Dow Rolling Contract
I am still flat the Dow as the market goes on hold ahead of this Evening’s FOMC Minutes and NVIDIA earnings report. The Dow is overbought on a short-term basis. Given the valuations it is hard to be a buyer at these levels as outlined by JP Morgan CEO Dimon on Monday. The Dow has resistance from 40000/40250 where I will again be a seller with the same 40405 ‘’Closing Stop’’. I still do not want to be long the Dow at this time.
Cash NASDAQ 100
No Change: I am still short the NDX at an average rate of 18385 with the same no stop policy. With the NDX having risen over 10% in three weeks, I have decided to hold this short position for now.

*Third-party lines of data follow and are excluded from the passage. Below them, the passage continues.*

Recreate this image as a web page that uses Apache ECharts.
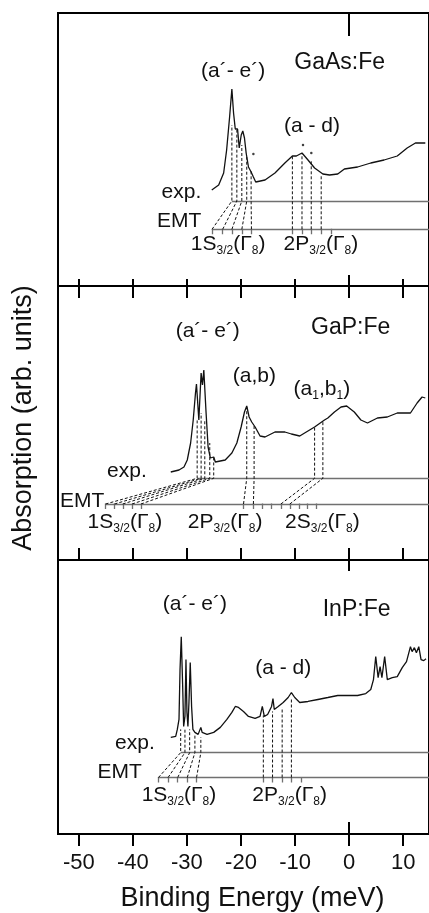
<!DOCTYPE html>
<html>
<head>
<meta charset="utf-8">
<script src="https://cdn.jsdelivr.net/npm/echarts@6/dist/echarts.min.js"></script>
<style>
  html, body { margin: 0; padding: 0; background: #fff; }
  #chart { width: 429px; height: 913px; }
</style>
</head>
<body>
<div id="chart"></div>
<script>
// ---- axis ----
const tickValues = [-50, -40, -30, -20, -10, 0, 10];
const X_MIN = -53.85;
const X_MAX = 14.77;

// ---- GaAs:Fe absorption spectrum (binding energy in meV, absorption in arb. units) ----
const gaasEnergy = [-25.41, -24.13, -23.21, -22.66, -22.11, -21.69, -21.38, -21.06, -20.64, -20.33,
  -19.96, -19.67, -19.36, -19.05, -18.62, -18.13, -17.71, -17.28, -16.92, -15.56, -13.72, -11.89,
  -10.50, -9.76, -8.72, -7.61, -6.39, -4.86, -3.63, -2.11, -0.88, 1.56, 4.00, 6.46, 8.90, 10.73,
  12.26, 14.09];
const gaasAbs = [96, 101, 113, 136, 169, 197, 173, 157, 157, 138,
  151, 155, 148, 133, 119, 114, 109, 104, 103, 106, 113, 123,
  130, 130, 133, 126, 118, 112, 111, 112, 117, 119, 123, 126, 130, 138,
  143, 143];

// ---- GaP:Fe absorption spectrum ----
const gapEnergy = [-32.99, -31.47, -30.55, -29.94, -29.32, -28.84, -28.42, -28.24, -27.80, -27.38,
  -27.13, -26.88, -26.46, -26.09, -25.67, -25.05, -24.75, -22.92, -21.69, -20.77, -19.98, -19.36,
  -18.94, -18.50, -18.02, -17.39, -16.48, -15.56, -13.72, -11.89, -10.68, -9.14, -8.23, -6.39,
  -4.56, -3.94, -2.72, -1.50, -0.46, 0.95, 2.17, 3.39, 5.23, 7.06, 8.90, 11.34, 12.57, 13.49, 14.09];
const gapAbs = [88, 90, 93, 100, 117, 140, 167, 176, 140, 187,
  175, 190, 147, 113, 102, 103, 98, 100, 107, 117, 133, 148,
  154, 143, 138, 133, 124, 123, 128, 128, 126, 124, 127, 133,
  140, 142, 148, 153, 154, 148, 140, 137, 142, 143, 147, 147, 157, 163, 162];

// ---- InP:Fe absorption spectrum ----
const inpEnergy = [-32.99, -32.08, -31.78, -31.47, -31.28, -31.05, -30.79, -30.61, -30.37, -30.18,
  -30.00, -29.82, -29.63, -29.39, -29.14, -28.90, -28.53, -28.17, -27.93, -27.43, -27.19, -26.28,
  -25.05, -23.83, -22.61, -21.69, -21.06, -20.46, -19.54, -18.62, -17.39, -16.48, -16.06, -15.69,
  -15.08, -14.35, -14.09, -13.85, -13.12, -12.20, -11.28, -10.68, -10.06, -9.14, -7.61, -5.78,
  -3.94, -2.11, -0.28, 1.56, 3.08, 4.00, 4.50, 4.92, 5.36, 5.72, 6.06, 6.57, 7.06, 7.98, 8.90,
  9.82, 10.61, 11.34, 11.65, 12.07, 12.44, 12.88, 13.30, 13.80, 14.22];
const inpAbs = [97, 98, 105, 115, 165, 198, 148, 108, 118, 175,
  122, 108, 132, 172, 128, 105, 102, 103, 100, 107, 102, 100,
  102, 107, 115, 122, 128, 127, 123, 118, 116, 118, 128, 118,
  120, 128, 136, 125, 128, 132, 137, 142, 137, 132, 133, 135,
  137, 139, 139, 139, 141, 145, 155, 178, 157, 168, 157, 178, 155, 157, 158,
  167, 173, 188, 183, 187, 182, 188, 175, 174, 176];

// ---- effective-mass-theory levels (EMT) and observed lines (exp.), meV ----
const gaasEmt1S = [-25.36, -23.39, -21.69, -19.85, -18.07];
const gaasExp1S = [-21.69, -20.77, -19.85, -18.94, -18.13];
const gaasTop1S = [161, 156, 141, 129, 116];
const gaasEmt2P = [-10.50, -8.72, -7.01, -5.17, -3.34];
const gaasExp2P = [-10.50, -8.72, -7.01, -5.17];
const gaasTop2P = [130, 133, 126, 111];

const gapEmt1S = [-45.05, -43.39, -41.87, -40.15, -38.50];
const gapExp1S = [-28.11, -27.38, -26.70, -25.78, -25.05];
const gapTop1S = [140, 147, 140, 117, 103];
const gapEmt2P = [-19.54, -17.71, -16.06, -14.35];
const gapExp2P = [-18.94, -17.58];
const gapTop2P = [153, 136];
const gapEmt2S = [-12.62, -10.97, -9.32, -7.74, -6.09];
const gapExp2S = [-6.39, -4.86];
const gapTop2S = [133, 139];

const inpEmt1S = [-35.27, -33.49, -31.71, -29.94, -28.22];
const inpExp1S = [-31.16, -30.37, -29.50, -28.53, -27.43];
const inpTop1S = [105, 105, 105, 100, 97];
const inpEmt2P = [-15.87, -14.17, -12.39, -10.68, -8.95];
const inpExp2P = [-15.87, -14.17, -12.39, -10.68];
const inpTop2P = [119, 123, 127, 135];

// small marks above the GaAs lines
const gaasMarkE = [-17.71, -8.53, -7.00];
const gaasMarkA = [132, 141, 133];

// ---- layout ----
const FONT = '"Liberation Sans", Arial, Helvetica, sans-serif';
const TEXT = '#111';
const panels = [
  {
    top: 13, height: 273, axis: 0,
    energy: gaasEnergy, abs: gaasAbs,
    expY: 85, emtY: 56.7, expStart: gaasExp1S[0], emtStart: gaasEmt1S[0],
    groups: [[gaasEmt1S, gaasExp1S, gaasTop1S], [gaasEmt2P, gaasExp2P, gaasTop2P]],
    marks: gaasMarkE.map((e, i) => [e, gaasMarkA[i]]),
    notes: [
      { x: -21.38, y: 214, t: '(a´- e´)' },
      { x: -1.65, y: 223, t: 'GaAs:Fe', big: true },
      { x: -6.79, y: 159, t: '(a - d)' },
      { x: -27.25, y: 93, t: 'exp.', align: 'right' },
      { x: -27.25, y: 64, t: 'EMT', align: 'right' },
      { x: -22.29, y: 41, t: '1S{s|3/2}(Γ{s|8})' },
      { x: -5.14, y: 41, t: '2P{s|3/2}(Γ{s|8})' }
    ]
  },
  {
    top: 286, height: 274, axis: 4,
    energy: gapEnergy, abs: gapAbs,
    expY: 81.7, emtY: 56, expStart: gapExp1S[0], emtStart: gapEmt1S[0],
    groups: [[gapEmt1S, gapExp1S, gapTop1S], [gapEmt2P, gapExp2P, gapTop2P], [gapEmt2S, gapExp2S, gapTop2S]],
    marks: [],
    notes: [
      { x: -26.06, y: 228, t: '(a´- e´)' },
      { x: 0.37, y: 232, t: 'GaP:Fe', big: true },
      { x: -17.43, y: 183, t: '(a,b)' },
      { x: -4.95, y: 170, t: '(a{s|1},b{s|1})' },
      { x: -37.34, y: 88, t: 'exp.', align: 'right' },
      { x: -45.2, y: 58, t: 'EMT', align: 'right' },
      { x: -41.38, y: 37, t: '1S{s|3/2}(Γ{s|8})' },
      { x: -22.84, y: 37, t: '2P{s|3/2}(Γ{s|8})' },
      { x: -4.86, y: 37, t: '2S{s|3/2}(Γ{s|8})' }
    ]
  },
  {
    top: 560, height: 275, axis: 6,
    energy: inpEnergy, abs: inpAbs,
    expY: 81.7, emtY: 56.7, expStart: inpExp1S[0], emtStart: inpEmt1S[0],
    groups: [[inpEmt1S, inpExp1S, inpTop1S], [inpEmt2P, inpExp2P, inpTop2P]],
    marks: [],
    notes: [
      { x: -28.44, y: 230, t: '(a´- e´)' },
      { x: 1.47, y: 225, t: 'InP:Fe', big: true },
      { x: -12.11, y: 166, t: '(a - d)' },
      { x: -35.87, y: 91, t: 'exp.', align: 'right' },
      { x: -38.26, y: 62, t: 'EMT', align: 'right' },
      { x: -31.38, y: 38, t: '1S{s|3/2}(Γ{s|8})' },
      { x: -10.92, y: 38, t: '2P{s|3/2}(Γ{s|8})' }
    ]
  }
];

const tickLine = { lineStyle: { color: '#000', width: 2 } };
function xAxis(grid, pos, offset, values, inside, len, extra) {
  return Object.assign({
    type: 'value', gridIndex: grid, position: pos, offset: offset,
    min: X_MIN, max: X_MAX,
    axisLine: { show: false },
    axisTick: Object.assign({ show: true, inside: inside, length: len, customValues: values }, tickLine),
    axisLabel: { show: false },
    splitLine: { show: false }
  }, extra || {});
}

const xAxes = [
  xAxis(0, 'top', 0, tickValues, true, 12),
  xAxis(0, 'top', 0, [0], true, 23),
  xAxis(0, 'bottom', 7, tickValues, true, 14),
  xAxis(0, 'bottom', 11, [0], true, 22),
  xAxis(1, 'bottom', 6, tickValues, true, 12),
  xAxis(1, 'bottom', 11, [0], true, 23),
  xAxis(2, 'bottom', 0, tickValues, false, 12, {
    axisLabel: {
      show: true, customValues: tickValues, margin: 18,
      color: TEXT, fontSize: 22, fontFamily: FONT
    },
    name: 'Binding Energy (meV)', nameLocation: 'middle', nameGap: 51,
    nameTextStyle: { color: TEXT, fontSize: 27, fontFamily: FONT, padding: [0, 0, 0, 18] }
  }),
  xAxis(2, 'bottom', 9, [0], true, 21)
];

const grids = panels.map(p => ({
  left: 58, right: -3, top: p.top, height: p.height,
  show: true, borderColor: '#000', borderWidth: 2, backgroundColor: 'transparent'
}));
const yAxes = panels.map((p, i) => ({
  type: 'value', gridIndex: i, min: 0, max: p.height, show: false
}));

const series = [];
panels.forEach((p, i) => {
  const ax = { xAxisIndex: p.axis, yAxisIndex: i };
  // exp. and EMT level lines, with the EMT level ticks
  series.push(Object.assign({
    type: 'lines', coordinateSystem: 'cartesian2d', silent: true, z: 2,
    lineStyle: { color: '#707070', width: 1.3, opacity: 1 },
    data: [
      { coords: [[p.expStart, p.expY], [X_MAX, p.expY]] },
      { coords: [[p.emtStart, p.emtY], [X_MAX, p.emtY]] }
    ].concat(p.groups.flatMap(g => g[0].map(e => ({ coords: [[e, p.emtY + 0.5], [e, p.emtY - 5]] }))))
  }, ax));
  // dashed assignments: EMT level -> observed line -> spectrum
  const dashed = [];
  p.groups.forEach(g => {
    const [emt, exp, top] = g;
    exp.forEach((x, k) => {
      dashed.push({ coords: [[emt[k], p.emtY], [x, p.expY], [x, top[k]]] });
    });
  });
  series.push(Object.assign({
    type: 'lines', coordinateSystem: 'cartesian2d', polyline: true, silent: true, z: 3,
    lineStyle: { color: '#111', width: 1, type: [3, 2], opacity: 1 },
    data: dashed
  }, ax));
  // spectrum
  series.push(Object.assign({
    type: 'line', showSymbol: false, silent: true, z: 4,
    lineStyle: { color: '#111', width: 1.3 },
    data: p.energy.map((e, k) => [e, p.abs[k]])
  }, ax));
  if (p.marks.length) {
    series.push(Object.assign({
      type: 'scatter', symbolSize: 2.5, silent: true, z: 4,
      itemStyle: { color: '#111' }, data: p.marks
    }, ax));
  }
  // text annotations
  series.push(Object.assign({
    type: 'scatter', symbolSize: 1, silent: true, z: 5,
    itemStyle: { color: '#111', opacity: 0 },
    data: p.notes.map(n => ({
      value: [n.x, n.y],
      label: {
        show: true, position: [0, 0],
        align: n.align || 'center', verticalAlign: 'middle',
        formatter: n.t,
        fontSize: n.big ? 23 : 21, lineHeight: 24,
        color: TEXT, fontFamily: FONT, opacity: 1,
        textBorderWidth: 0, textShadowBlur: 0,
        rich: { s: { fontSize: 12, lineHeight: 12, verticalAlign: 'bottom', color: TEXT, fontFamily: FONT, textBorderWidth: 0 } }
      }
    }))
  }, ax));
});

const chart = echarts.init(document.getElementById('chart'), null, { renderer: 'canvas' });
chart.setOption({
  animation: false,
  backgroundColor: '#fff',
  grid: grids,
  xAxis: xAxes,
  yAxis: yAxes,
  series: series,
  graphic: [{
    type: 'text', x: 24, y: 418, rotation: Math.PI / 2, silent: true,
    style: {
      text: 'Absorption (arb. units)', fill: TEXT, font: '27px ' + FONT,
      textAlign: 'center', textVerticalAlign: 'middle'
    }
  }]
});
</script>
</body>
</html>
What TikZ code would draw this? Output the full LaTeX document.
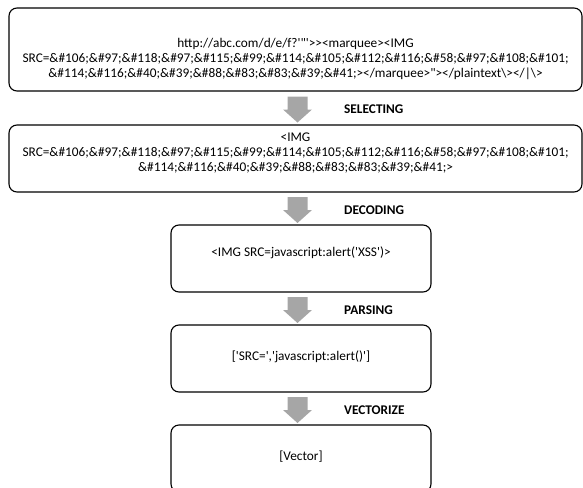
\documentclass[tikz,border=0pt]{standalone}
\usepackage{fontspec}
\newfontfamily\carlito{Carlito}
\usepackage{tikz}
\usetikzlibrary{calc}

\begin{document}
\begin{tikzpicture}[x=1pt,y=-1pt]
            \tikzset{box/.style = {draw, line width=1.1pt, rounded corners=8pt, inner sep=0pt}}
            \tikzset{txt/.style = {align=center, inner sep=0pt, font=\carlito\fontsize{13.3}{15}\selectfont}}
            \tikzset{steplabel/.style = {anchor=west, inner sep=0pt, font=\carlito\bfseries\fontsize{13.3}{15}\selectfont}}
            \tikzset{blockarrow/.style = {fill=black!35}}

            \useasboundingbox (0,0) rectangle (583,487);
            \clip (0,0) rectangle (583,487);

            % boxes
            \node[box, minimum width=573, minimum height=83] (raw) at (295.5,49.5) {};
            \node[box, minimum width=573, minimum height=67] (selected) at (295.5,158.5) {};
            \node[box, minimum width=260, minimum height=67] (decoded) at (301,258.5) {};
            \node[box, minimum width=260, minimum height=67] (parsed) at (301,358.5) {};
            \node[box, minimum width=260, minimum height=67] (vector) at (301,458.5) {};

            % texts
            \node[txt] (rawtext) at (295.5,59) {http://abc.com/d/e/f?'"'>{}>{}<marquee><IMG\\
              SRC=\&\#106;\&\#97;\&\#118;\&\#97;\&\#115;\&\#99;\&\#114;\&\#105;\&\#112;\&\#116;\&\#58;\&\#97;\&\#108;\&\#101;\\
              \&\#114;\&\#116;\&\#40;\&\#39;\&\#88;\&\#83;\&\#83;\&\#39;\&\#41;></marquee>"></plaintext\textbackslash></|\textbackslash>};
            \node[txt] (selectedtext) at (295.5,153.5) {<IMG\\
              SRC=\&\#106;\&\#97;\&\#118;\&\#97;\&\#115;\&\#99;\&\#114;\&\#105;\&\#112;\&\#116;\&\#58;\&\#97;\&\#108;\&\#101;\\
              \&\#114;\&\#116;\&\#40;\&\#39;\&\#88;\&\#83;\&\#83;\&\#39;\&\#41;>};
            \node[txt] (decodedtext) at (301,252.5) {<IMG SRC=javascript:alert('XSS')>};
            \node[txt] (parsedtext) at (301,357) {['SRC=','javascript:alert()']};
            \node[txt] (vectortext) at (301,457) {[Vector]};

            % arrows
            \coordinate (col) at (297.5,0);
            \foreach \a/\b/\lab/\name in {raw/selected/SELECTING/sel,selected/decoded/DECODING/dec,decoded/parsed/PARSING/par,parsed/vector/VECTORIZE/vec}
            {
              \coordinate (m) at ($(\a.south)!0.5!(\b.north)$);
              \coordinate (\name) at ($(m -| col)+(0,1.5)$);
              \fill[blockarrow, shift={(\name)}] (-10,-13) -- (10,-13) -- (10,0) -- (14.5,0) -- (0,13) -- (-14.5,0) -- (-10,0) -- cycle;
              \node[steplabel] (\name label) at ($(\name)+(46.5,0)$) {\lab};
            }

          \end{tikzpicture}
\end{document}
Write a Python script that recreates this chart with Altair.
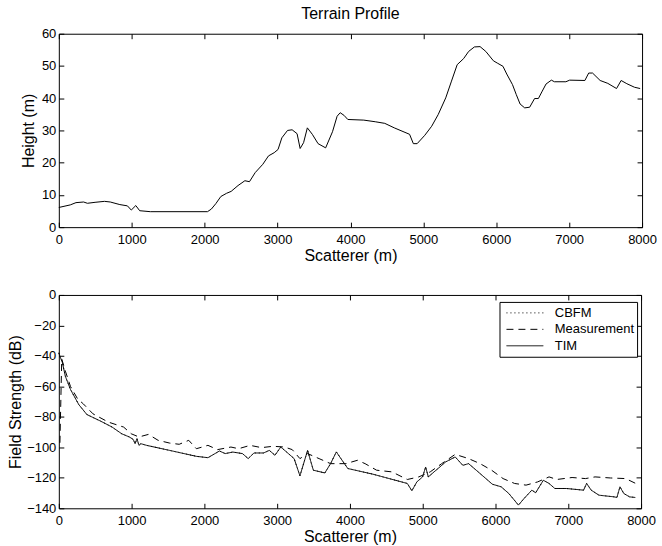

I will have a T/P level on this position at 18320. If any of the above levels are hit, I will be back with a new update for my Platinum Members.
March BUND
No Change: I am still long the Bund at an average rate of 130.95. I will leave my 131.20 T/P level unchanged while leaving my 129.85 ‘’Closing Stop’’ at the same price. If any of the Above levels are hit, I will be back with a new update for my Platinum Members.
Gold Rolling Contract
Despite plenty of two-way price action in Precious Metals yesterday, I am reluctant to chase the price of Gold higher especially as the market is so close to all-time-highs. Gold has support below from 2382/2397 where I will continue to be a buyer with the same 2369 ‘’Closing Stop’’.
Silver Rolling Contract
Silver just missed yesterday’s buy range before rallying to close above $32. I will now raise my buy level to 30.50/31.30 with a higher 29.75 ‘’Closing Stop’’. Despite Silver been overbought, I have no interest in short the market under any circumstances given how undervalued in comparison to Gold this precious metal is. If I am taken long, I will have a T/P level at 32.10.